É este compromisso de reativação da relação com o Tejo como ativo natural, de lazer, das economias locais e da identidade das populações que é preciso resgatar. Com uma maior e mais eficaz ação do Estado e dos cidadãos na sua defesa como património ambiental. Com a conclusão do passeio ribeirinho do Tejo entre Vila Franca de Xira e Lisboa, em que faltam os troços de Alverca, da Póvoa de Santa Iria para Loures e de Loures para o Parque das Nações, em Lisboa.
Provavelmente, aqui como noutras áreas faltam-nos recursos financeiros para fazer tudo o que é preciso, mas, perante o estado do rio, não pode faltar um rumo de construção de um caminho sempre no mesmo sentido, sem hesitações, retrocessos ou miríades de instituições que fingem mandar mas não mandam nada, porque não fazem nem deixam fazer.
O Tejo é mesmo o rio mais belo que passa pelas “minhas aldeias”. Precisa de atenção, de ação e, se necessário, de muitas filmagens para despertar as consciências e as empedernidas inações.
NOTA FINAL
Apesar de ter colado os meus primeiros cartazes numa campanha da FRS – Frente Republicana e Socialista em Alvega, no concelho de Abrantes, foi nas autárquicas de 1989, em Alverca do Ribatejo e em Vila Franca de Xira, que tive a primeira experiência de campanha eleitoral, com três personalidades políticas que me marcaram, de forma diferente, para quase 30 anos de vida política e cívica ativa, recentemente interrompida: o Acácio Barreiros, então candidato à Câmara Municipal de Vila Franca de Xira pelo PS, o Firmo Soares Encarnação, uma referência histórica do PS de Alverca do Ribatejo, e o José Sabino Lopes, um verdadeiro homem bom, que nos deixou esta semana. Se somos o resultado daquilo que vivemos, acabo de perder a terceira das três principais referências que impulsionaram a minha participação partidária.
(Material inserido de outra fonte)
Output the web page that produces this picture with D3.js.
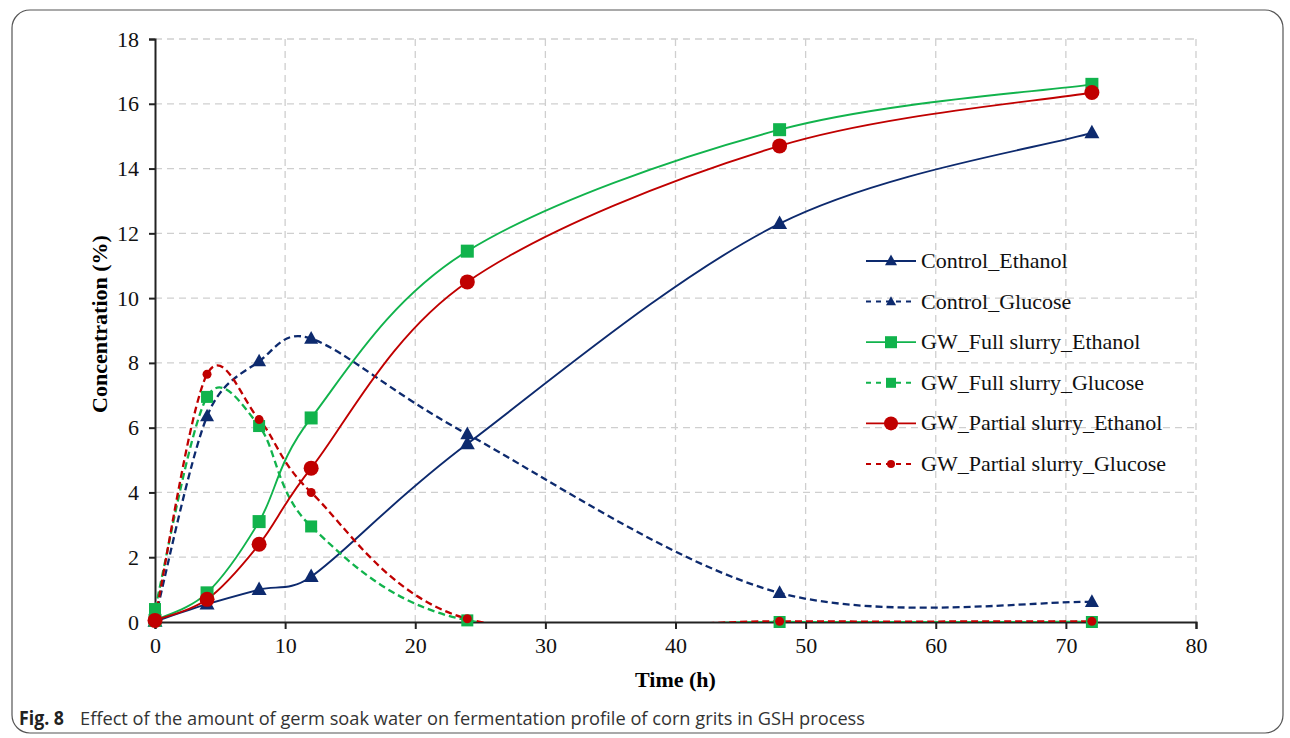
<!DOCTYPE html>
<html>
<head>
<meta charset="utf-8">
<script src="https://cdn.jsdelivr.net/npm/d3@7"></script>
<style>
  body { margin: 0; background: #fff; }
  svg { display: block; }
</style>
</head>
<body>
<div id="chart"></div>
<script>
// sampling times (h)
const hours = [0, 4, 8, 12, 24, 48, 72];

// concentrations (%)
const controlEthanol = [0.02, 0.55, 1.0, 1.4, 5.5, 12.3, 15.1];
const controlGlucose = [0.1, 6.35, 8.05, 8.75, 5.8, 0.9, 0.62];
const fullEthanol = [0.05, 0.9, 3.1, 6.3, 11.45, 15.2, 16.6];
const fullGlucose = [0.4, 6.95, 6.05, 2.95, 0.05, 0.0, 0.0];
const partialEthanol = [0.05, 0.7, 2.4, 4.75, 10.5, 14.7, 16.35];
const partialGlucose = [0.1, 7.65, 6.25, 4.0, 0.1, 0.02, 0.02];

const seriesNames = ["Control_Ethanol", "Control_Glucose", "GW_Full slurry_Ethanol",
  "GW_Full slurry_Glucose", "GW_Partial slurry_Ethanol", "GW_Partial slurry_Glucose"];

const xTicks = [0, 10, 20, 30, 40, 50, 60, 70, 80];
const yTicks = [0, 2, 4, 6, 8, 10, 12, 14, 16, 18];

const navy = "#0d2a6e", green = "#11b34c", red = "#c00000";

// style per series
const series = [
  { name: seriesNames[0], values: controlEthanol, color: navy, dash: null, shape: "tri", size: 15 },
  { name: seriesNames[1], values: controlGlucose, color: navy, dash: "7,4", shape: "tri", size: 14 },
  { name: seriesNames[2], values: fullEthanol, color: green, dash: null, shape: "sq", size: 13 },
  { name: seriesNames[3], values: fullGlucose, color: green, dash: "7,4", shape: "sq", size: 12 },
  { name: seriesNames[4], values: partialEthanol, color: red, dash: null, shape: "circ", size: 7.5 },
  { name: seriesNames[5], values: partialGlucose, color: red, dash: "7,4", shape: "circ", size: 4.5 }
];

const width = 1290, height = 738;
const margin = { left: 155, right: 94, top: 39, bottom: 116 };

const svg = d3.select("#chart").append("svg")
  .attr("width", width)
  .attr("height", height);

// outer frame
svg.append("rect")
  .attr("x", 12).attr("y", 10)
  .attr("width", 1271).attr("height", 723)
  .attr("rx", 18)
  .attr("fill", "none")
  .attr("stroke", "#555")
  .attr("stroke-width", 1.2);

const x = d3.scaleLinear().domain([0, 80]).range([margin.left, width - margin.right]);
const y = d3.scaleLinear().domain([0, 18]).range([height - margin.bottom, margin.top]);

svg.append("clipPath").attr("id", "plotclip")
  .append("rect")
  .attr("x", x(0) - 20).attr("y", y(18))
  .attr("width", x(80) - x(0) + 40).attr("height", y(0) - y(18));

// gridlines
svg.append("g").selectAll("line.vg")
  .data(xTicks.slice(1))
  .enter().append("line")
  .attr("x1", d => x(d)).attr("x2", d => x(d))
  .attr("y1", y(18)).attr("y2", y(0))
  .attr("stroke", "#cfcfcf").attr("stroke-width", 1.3)
  .attr("stroke-dasharray", "7,5");

svg.append("g").selectAll("line.hg")
  .data(yTicks.slice(1))
  .enter().append("line")
  .attr("x1", x(0)).attr("x2", x(80))
  .attr("y1", d => y(d)).attr("y2", d => y(d))
  .attr("stroke", "#cfcfcf").attr("stroke-width", 1.3)
  .attr("stroke-dasharray", "7,5");

// axes
const xAxis = svg.append("g")
  .attr("transform", "translate(0," + y(0) + ")")
  .call(d3.axisBottom(x).tickValues(xTicks).tickSizeOuter(0).tickSize(7).tickPadding(8));
const yAxis = svg.append("g")
  .attr("transform", "translate(" + x(0) + ",0)")
  .call(d3.axisLeft(y).tickValues(yTicks).tickSizeOuter(0).tickSize(6).tickPadding(10));

[xAxis, yAxis].forEach(function (ax) {
  ax.select(".domain").attr("stroke", "#222").attr("stroke-width", 2);
  ax.selectAll(".tick line").attr("stroke", "#222").attr("stroke-width", 2);
  ax.selectAll(".tick text")
    .attr("fill", "#111")
    .style("font-family", "'Liberation Serif', 'Times New Roman', serif")
    .style("font-size", "22px");
});

// axis titles
svg.append("text")
  .attr("x", x(40)).attr("y", 687)
  .attr("text-anchor", "middle")
  .style("font-family", "'Liberation Serif', serif")
  .style("font-weight", "bold")
  .style("font-size", "22px")
  .text("Time (h)");

svg.append("text")
  .attr("transform", "translate(107," + y(9.2) + ") rotate(-90)")
  .attr("text-anchor", "middle")
  .style("font-family", "'Liberation Serif', serif")
  .style("font-weight", "bold")
  .style("font-size", "22px")
  .text("Concentration (%)");

// smoothed line the way the spreadsheet does it:
// bezier handles of 1/6 of the neighbour chord, capped at half the segment
function smoothPath(pts) {
  const p = d3.path();
  const dist = (a, b) => Math.hypot(b[0] - a[0], b[1] - a[1]);
  p.moveTo(pts[0][0], pts[0][1]);
  for (let i = 0; i < pts.length - 1; i++) {
    const p0 = pts[Math.max(i - 1, 0)], p1 = pts[i], p2 = pts[i + 1], p3 = pts[Math.min(i + 2, pts.length - 1)];
    const d02 = dist(p0, p2), d12 = dist(p1, p2), d13 = dist(p1, p3);
    let f0 = 1 / 6, f1 = 1 / 6;
    if (d02 / 6 > d12 / 2) f0 = d12 / 2 / d02;
    if (d13 / 6 > d12 / 2) f1 = d12 / 2 / d13;
    p.bezierCurveTo(
      p1[0] + f0 * (p2[0] - p0[0]), p1[1] + f0 * (p2[1] - p0[1]),
      p2[0] - f1 * (p3[0] - p1[0]), p2[1] - f1 * (p3[1] - p1[1]),
      p2[0], p2[1]);
  }
  return p.toString();
}

function drawMarker(g, shape, cx, cy, s, color) {
  if (shape === "tri") {
    const h = s * 0.9;
    g.append("path")
      .attr("d", "M" + cx + "," + (cy - h * 0.6) + "L" + (cx + s / 2) + "," + (cy + h * 0.4) +
        "L" + (cx - s / 2) + "," + (cy + h * 0.4) + "Z")
      .attr("fill", color);
  } else if (shape === "sq") {
    g.append("rect")
      .attr("x", cx - s / 2).attr("y", cy - s / 2)
      .attr("width", s).attr("height", s)
      .attr("fill", color);
  } else {
    g.append("circle")
      .attr("cx", cx).attr("cy", cy).attr("r", s)
      .attr("fill", color);
  }
}

const lines = svg.append("g").attr("clip-path", "url(#plotclip)");

series.forEach(function (s) {
  const pts = hours.map((h, i) => [x(h), y(s.values[i])]);
  lines.append("path")
    .attr("d", smoothPath(pts))
    .attr("fill", "none")
    .attr("stroke", s.color)
    .attr("stroke-width", s.dash ? 2.3 : 1.9)
    .attr("stroke-dasharray", s.dash);
});

const plot = svg.append("g");
series.forEach(function (s) {
  const g = plot.append("g");
  hours.forEach(function (h, i) {
    drawMarker(g, s.shape, x(h), y(s.values[i]), s.size, s.color);
  });
});

// legend
const legend = svg.append("g").attr("transform", "translate(866,261)");
series.forEach(function (s, i) {
  const row = legend.append("g").attr("transform", "translate(0," + (i * 40.6) + ")");
  row.append("line")
    .attr("x1", 0).attr("x2", 50)
    .attr("y1", 0).attr("y2", 0)
    .attr("stroke", s.color)
    .attr("stroke-width", s.dash ? 2 : 1.8)
    .attr("stroke-dasharray", s.dash ? "5,5" : null);
  const sz = s.shape === "circ" ? (s.dash ? 4 : 7) : (s.dash ? 10 : 12);
  drawMarker(row, s.shape, 25, 0, sz, s.color);
  row.append("text")
    .attr("x", 55).attr("y", 7)
    .style("font-family", "'Liberation Serif', serif")
    .style("font-size", "22px")
    .attr("fill", "#111")
    .text(s.name);
});

// caption
svg.append("text")
  .attr("x", 19).attr("y", 725)
  .style("font-family", "'Open Sans', sans-serif")
  .style("font-size", "19px")
  .style("font-weight", "bold")
  .attr("fill", "#222")
  .attr("textLength", 45)
  .attr("lengthAdjust", "spacingAndGlyphs")
  .text("Fig. 8");
svg.append("text")
  .attr("x", 80).attr("y", 725)
  .style("font-family", "'Open Sans', sans-serif")
  .style("font-size", "18.5px")
  .attr("fill", "#333")
  .attr("textLength", 785)
  .attr("lengthAdjust", "spacingAndGlyphs")
  .text("Effect of the amount of germ soak water on fermentation profile of corn grits in GSH process");
</script>
</body>
</html>
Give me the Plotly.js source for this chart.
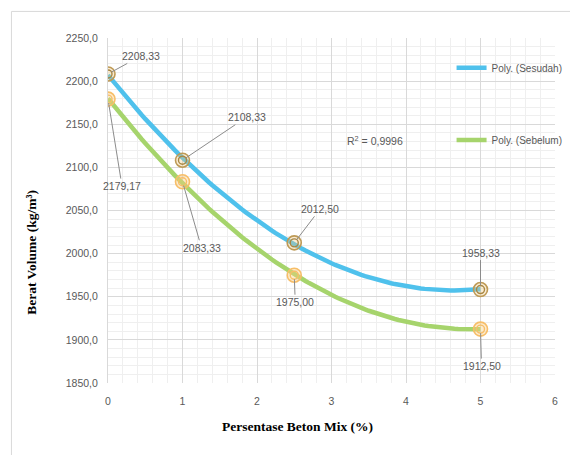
<!DOCTYPE html>
<html>
<head>
<meta charset="utf-8">
<script src="https://cdn.plot.ly/plotly-3.0.1.min.js"></script>
<style>html,body{margin:0;padding:0;background:#fff;}#chart{width:570px;height:455px;}</style>
</head>
<body>
<div id="chart"></div>
<script>
// ---- data ----
const xPercent = [0, 1, 2.5, 5];
const sesudah = [2208.33, 2108.33, 2012.50, 1958.33];
const sebelum = [2179.17, 2083.33, 1975.00, 1912.50];
const seriesNames = ['Poly. (Sesudah)', 'Poly. (Sebelum)'];
const r2Text = 'R<sup>2</sup> = 0,9996';
const xTitle = 'Persentase Beton Mix (%)';
const yTitle = 'Berat Volume (kg/m³)';

// label offsets (styling)
const offSesudah = [[33, -18], [64, -43], [26, -34], [0, -37]];
const offSebelum = [[14, 87], [19, 66], [1, 27], [1, 37]];

// quadratic least-squares trendline (like spreadsheet "Poly." trendline)
function polyFit2(xs, ys) {
  let n = xs.length, s1 = 0, s2 = 0, s3 = 0, s4 = 0, t0 = 0, t1 = 0, t2 = 0;
  for (let i = 0; i < n; i++) {
    const x = xs[i], y = ys[i];
    s1 += x; s2 += x * x; s3 += x * x * x; s4 += x * x * x * x;
    t0 += y; t1 += x * y; t2 += x * x * y;
  }
  const M = [[n, s1, s2, t0], [s1, s2, s3, t1], [s2, s3, s4, t2]];
  for (let c = 0; c < 3; c++) {
    for (let r = c + 1; r < 3; r++) {
      const f = M[r][c] / M[c][c];
      for (let k = c; k < 4; k++) M[r][k] -= f * M[c][k];
    }
  }
  const sol = [0, 0, 0];
  for (let r = 2; r >= 0; r--) {
    let s = M[r][3];
    for (let k = r + 1; k < 3; k++) s -= M[r][k] * sol[k];
    sol[r] = s / M[r][r];
  }
  return sol;
}
function trend(xs, ys) {
  const [a, b, c] = polyFit2(xs, ys);
  const tx = [], ty = [];
  const x0 = Math.min(...xs), x1 = Math.max(...xs);
  for (let i = 0; i <= 100; i++) {
    const x = x0 + (x1 - x0) * i / 100;
    tx.push(x); ty.push(a + b * x + c * x * x);
  }
  return {tx, ty};
}

const blue = '#4FC1EC';
const green = '#A6D46C';
const tS = trend(xPercent, sesudah);
const tB = trend(xPercent, sebelum);

const traces = [
  {x: tS.tx, y: tS.ty, mode: 'lines', name: seriesNames[0], line: {color: blue, width: 4.5}, legend: 'legend', hoverinfo: 'skip'},
  {x: tB.tx, y: tB.ty, mode: 'lines', name: seriesNames[1], line: {color: green, width: 4.5}, legend: 'legend2', hoverinfo: 'skip'},
  {x: xPercent, y: sesudah, mode: 'markers', showlegend: false,
   marker: {symbol: 'circle', size: 14, color: 'rgba(240,200,130,0.35)', line: {color: '#BE9A55', width: 1.6}}},
  {x: xPercent, y: sesudah, mode: 'markers', showlegend: false,
   marker: {symbol: 'circle-open', size: 8, color: '#A88744', line: {color: '#A88744', width: 1.4}}},
  {x: xPercent, y: sebelum, mode: 'markers', showlegend: false,
   marker: {symbol: 'circle', size: 14, color: 'rgba(250,205,130,0.4)', line: {color: '#F7BE68', width: 1.6}}},
  {x: xPercent, y: sebelum, mode: 'markers', showlegend: false,
   marker: {symbol: 'circle-open', size: 8, color: '#F7BE68', line: {color: '#F7BE68', width: 1.4}}}
];

const fmt = v => v.toFixed(2).replace('.', ',');
const labelFont = {family: 'Liberation Sans, Arial, sans-serif', size: 10.5, color: '#595959'};
const titleFont = {family: 'Liberation Serif, Times New Roman, serif', size: 13.5, color: '#000', weight: 'bold'};
const annotations = [];
xPercent.forEach((x, i) => {
  annotations.push({x: x, y: sesudah[i], xref: 'x', yref: 'y', text: fmt(sesudah[i]), showarrow: true,
    arrowhead: 0, arrowwidth: 1, arrowcolor: '#8c8c8c', ax: offSesudah[i][0], ay: offSesudah[i][1],
    standoff: 4, font: labelFont});
  annotations.push({x: x, y: sebelum[i], xref: 'x', yref: 'y', text: fmt(sebelum[i]), showarrow: true,
    arrowhead: 0, arrowwidth: 1, arrowcolor: '#8c8c8c', ax: offSebelum[i][0], ay: offSebelum[i][1],
    standoff: 4, font: labelFont});
});
annotations.push({xref: 'paper', yref: 'paper', x: 0.597, y: 0.728, text: r2Text, showarrow: false, font: labelFont});
// axis titles (placed as in the reference, slightly off-centre)
annotations.push({xref: 'paper', yref: 'paper', x: 0.424, y: -0.1257, xanchor: 'center', yanchor: 'middle',
  text: xTitle, showarrow: false, font: titleFont});
annotations.push({xref: 'paper', yref: 'paper', x: -0.1729, y: 0.3795, xanchor: 'center', yanchor: 'middle',
  text: yTitle, textangle: -90, showarrow: false, font: titleFont});

const tickFont = {family: 'Liberation Sans, Arial, sans-serif', size: 10.5, color: '#595959'};
const legendFont = {family: 'Liberation Sans, Arial, sans-serif', size: 10, color: '#595959'};

const layout = {
  width: 570, height: 455,
  margin: {l: 108, r: 15, t: 38, b: 72, autoexpand: false},
  paper_bgcolor: '#fff', plot_bgcolor: '#fff',
  separators: ',.',
  showlegend: true,
  xaxis: {
    range: [0, 6], dtick: 1, tick0: 0, showgrid: true, gridcolor: '#d9d9d9', gridwidth: 1,
    minor: {dtick: 0.2, showgrid: true, gridcolor: '#efefef', gridwidth: 1},
    zeroline: false, showline: false, ticks: '', ticklabelstandoff: 10,
    tickfont: tickFont, fixedrange: true, automargin: false
  },
  yaxis: {
    range: [1850, 2250], dtick: 50, tick0: 1850, tickformat: '.1f', showgrid: true, gridcolor: '#d9d9d9', gridwidth: 1,
    minor: {dtick: 10, showgrid: true, gridcolor: '#efefef', gridwidth: 1},
    zeroline: false, showline: true, linecolor: '#d9d9d9', ticks: '', ticklabelstandoff: 7,
    tickfont: tickFont, fixedrange: true, automargin: false
  },
  legend: {x: 0.7686, y: 0.914, xanchor: 'left', yanchor: 'middle', bgcolor: 'rgba(0,0,0,0)', font: legendFont, itemwidth: 30},
  legend2: {x: 0.7686, y: 0.704, xanchor: 'left', yanchor: 'middle', bgcolor: 'rgba(0,0,0,0)', font: legendFont, itemwidth: 30},
  annotations: annotations,
  shapes: [
    {type: 'rect', xref: 'paper', yref: 'paper', x0: -0.216, x1: 1.2, y0: -0.4, y1: 1.077,
     line: {color: '#d9d9d9', width: 1}, fillcolor: 'rgba(0,0,0,0)', layer: 'below'}
  ]
};

Plotly.newPlot('chart', traces, layout, {displayModeBar: false, staticPlot: true});
</script>
</body>
</html>
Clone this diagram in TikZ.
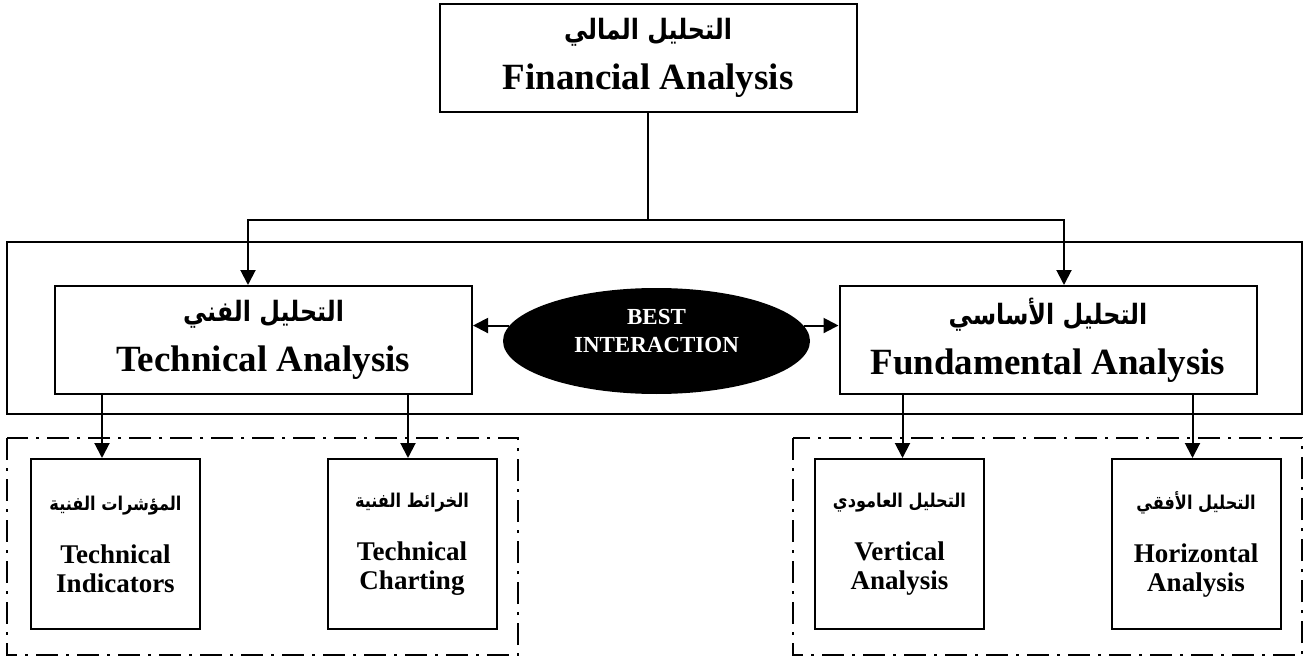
\documentclass[tikz,border=0pt]{standalone}
\usepackage{fontspec}
\setmainfont{Liberation Serif}
\newfontfamily\arabicfont[Script=Arabic,FakeStretch=0.85]{DejaVu Sans}
\TeXXeTstate=1
\usetikzlibrary{arrows.meta,shapes.geometric}

% Arabic line, right to left, optional size
\newcommand{\arabictext}[2][14]{{\arabicfont\fontsize{#1}{#1}\selectfont\beginR #2\endR}}

\tikzset{
  mainbox/.style={draw, line width=1pt, minimum width=208.5pt, minimum height=54pt, inner sep=0pt, align=center, font=\bfseries\fontsize{18.5}{24}\selectfont},
  subbox/.style={draw, line width=1pt, minimum width=84.5pt, minimum height=85pt, inner sep=0pt, align=center, font=\bfseries\fontsize{13.5}{14.5}\selectfont},
  arr/.style={-{Triangle[length=7.5pt,width=7.5pt]}, line width=1pt},
  groupline/.style={line width=0.7pt, dash pattern=on 11pt off 4pt on 1.5pt off 4pt},
}

\begin{document}
\begin{tikzpicture}[x=0.5pt,y=0.5pt,yscale=-1,xscale=1]
		\useasboundingbox (0,0) rectangle (1308,658);

		% Top box
		\node[mainbox] (fin) at (648,58) {\arabictext{التحليل المالي}\\[1pt] Financial Analysis};

		% Frame round the two analyses
		\draw[line width=1pt] (7,242) rectangle (1302,414);

		% The two analyses
		\node[mainbox] (tech) at (263.5,340) {\arabictext{التحليل الفني}\\[1pt] Technical Analysis};
		\node[mainbox] (fund) at (1048,340) {\arabictext{التحليل الأساسي}\\[1pt] Fundamental Analysis};

		% Ellipse between them
		\node[ellipse, fill=black, minimum width=153.5pt, minimum height=53pt, inner sep=0pt] (best) at (656.5,341) {};
		\node[text=white, align=center, font=\bfseries\fontsize{11.5}{14}\selectfont] (bestlabel) at (656.5,331) {BEST\\INTERACTION};

		% Dash-dot groups
		\draw[groupline] (7,438) rectangle (518,655);
		\draw[groupline] (793,438) rectangle (1302,655);

		% Lower boxes
		\node[subbox] (ind) at (115.5,544) {\arabictext[9.5]{المؤشرات الفنية}\\[12pt] Technical\\ Indicators};
		\node[subbox] (chart) at (412,544) {\arabictext[9.5]{الخرائط الفنية}\\[12pt] Technical\\ Charting};
		\node[subbox] (vert) at (899.5,544) {\arabictext[9.5]{التحليل العامودي}\\[12pt] Vertical\\ Analysis};
		\node[subbox] (horiz) at (1196,544) {\arabictext[9.5]{التحليل الأفقي}\\[12pt] Horizontal\\ Analysis};

		% Connectors from the top box
		\coordinate (split) at (648,220);
		\draw[line width=1pt] (fin.south) -- (split);
		\draw[arr] (split) -| ([xshift=-7.75pt]tech.north);
		\draw[arr] (split) -| ([xshift=8pt]fund.north);

		% Ellipse arrows
		\draw[arr] (best.174) -- (best.174 -| tech.east);
		\draw[arr] (best.6) -- (best.6 -| fund.west);

		% Down to the lower boxes
		\draw[arr] ([xshift=24pt]tech.south west) coordinate (t1) -- (t1 |- ind.north);
		\draw[arr] ([xshift=-32.5pt]tech.south east) coordinate (t2) -- (t2 |- chart.north);
		\draw[arr] ([xshift=32pt]fund.south west) coordinate (f1) -- (f1 |- vert.north);
		\draw[arr] ([xshift=-32.5pt]fund.south east) coordinate (f2) -- (f2 |- horiz.north);
	\end{tikzpicture}
\end{document}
O José Sabino, acima de tudo, era um amigo daqueles com quem nem sempre estamos mas que sabemos estar sempre lá, para um conselho, uma palavra sábia ou uma ajuda. Cada vez que ficamos mais pobres, aumenta a nossa responsabilidade cívica de contrariar as forças negativas, o acessório e as injustiças. Partiu um homem bom de Alverca, de Vila Franca e de todos nós que tanto precisamos de referências positivas. Havemos de voltar a estar, naquele tempo e forma de estar que conta, além da espuma dos dias. Obrigado, José Sabino.